Sunday, July 22, 2012

Lessons from Hayek

There are at least two excellent economics lessons to be derived from the Hayek quote below.
1. Ludwig von Mises (and others, of course, such as George Reisman) always stressed that economic knowledge is accumulated over the millennia and can be considered in the same way as the accumulation of physical capital. We all are heirs to the discovery of fire and the invention of the wheel, for example.
2. There are many stages to the production process. Each economic actor needs to master only his specific stage by producing goods and services desired by the next stage of production. No one needs to master or can master all stages of production. The coordinating mechanism is the interest rate, also known as the rate of return, for each stage of production.

Thus, the old adages of "tend to your own knitting" and "mind your own business" take on added respect. We also see the folly of interest interventions by central banks. These interventions thwart the coordinating process relating to the stages of production. Thusly, businesses are encouraged to invest for the sake of investing per se and not for the sake of meeting real market demands.
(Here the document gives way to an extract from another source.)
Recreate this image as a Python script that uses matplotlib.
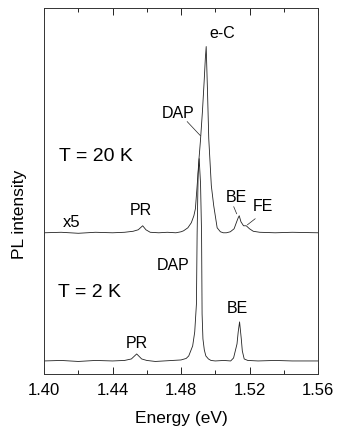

The Latest from Cafe Hayek

Quotation of the Day…
Posted: 21 Jul 2012 04:38 AM PDT

… is from pages 149-150 of the 1979 Liberty Fund edition of Hayek’s 1952 study, The Counter-Revolution of Science (footnote excluded):

We flatter ourselves undeservedly if we represent human civilization as entirely the product of conscious reason or as the product of human design, or when we assume that it is necessarily in our power deliberately to re-create or to maintain what we have built without knowing what we are doing. Though our civilization is the result of a cumulation of individual knowledge, it is not by the explicit or conscious combination of all this knowledge in any individual brain, but by its embodiment in symbols which we use without understanding them, in habits and institutions, tools and concepts, that man in society is constantly able to profit from a body of knowledge either he nor any other man completely possesses. Many of the greatest things that man has achieved are the result not of consciously directed thought, and still less the product of a deliberately coordinated effort of many individuals, but of a process in which the individual plays a part which he can never fully understand. They are greater than any individual precisely because they result from the combination of knowledge more extensive than a single mind can master.